Правда и справедливость… Он подходит к этой теме не спеша, издали, точно обозначив время и место действия, обстоятельно рисуя картину небывало ранней и многоснежной зимы 1877 года. Дожди в сентябре. Еще более обильные в октябре, но теперь все чаще переходящие в снег. В ноябре снег лег повсеместно, даже в долинах, напрочь отрезав разбросанные в горах аилы от внешнего мира. Горы тонули в тучах, в пухлой пелене снегов. В обычные вимы кочевник рассчитывает на жухлую травку зимних пастбищ, но теперь все это ушло под снег, все, даже арчовые леса, где, не делая обычно запасов на зиму, киргизы добывали топливо для своих очагов. Начался падеж скота.
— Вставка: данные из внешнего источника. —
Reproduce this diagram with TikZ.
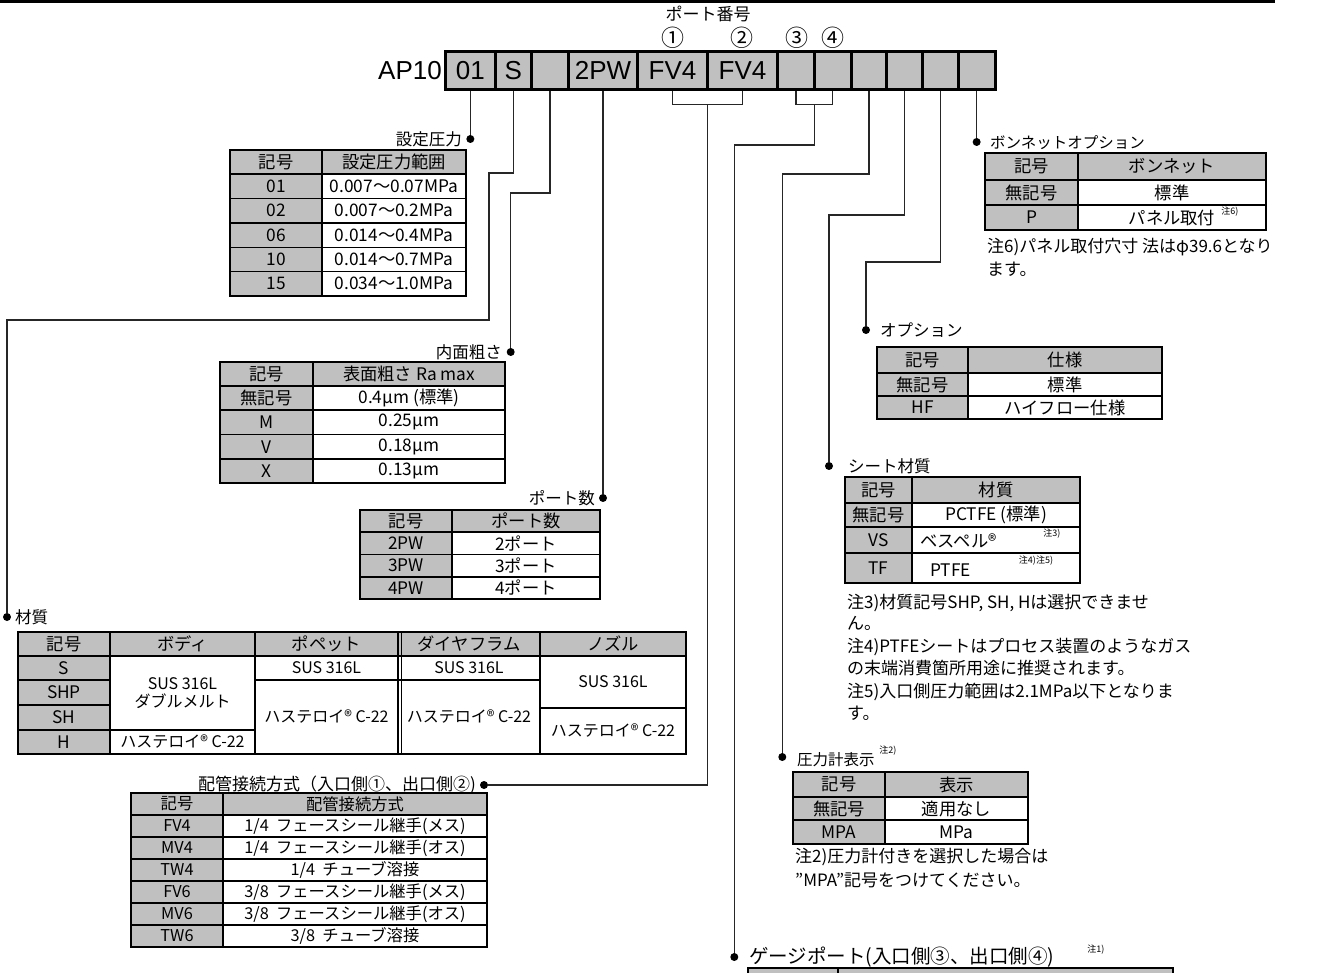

Голод такой, что в пищу шла стружка, соскабливаемая с кереге — прокопченного над очагом деревянного остова юрт. «Но тщетно плакали и взывали эти люди о помощи, а беспрестанно господствовавшие вьюги и снежные бураны точно еще более старались заглушить постигшее их бедствие, чтобы никто не слышал ни жалобных стонов животных, ни раздирающих душу людских воплей; разыгравшиеся и разбушевавшиеся в своей ярости стихии как будто задались целью, чтобы сюда не проник ни один взгляд сострадания, ни одно слово участия, и одни только угрюмые вековые скалы и утесы, укутанные густыми серыми тучами, низко нависшими над землей, были безмолвными свидетелями человеческих проклятий и слез».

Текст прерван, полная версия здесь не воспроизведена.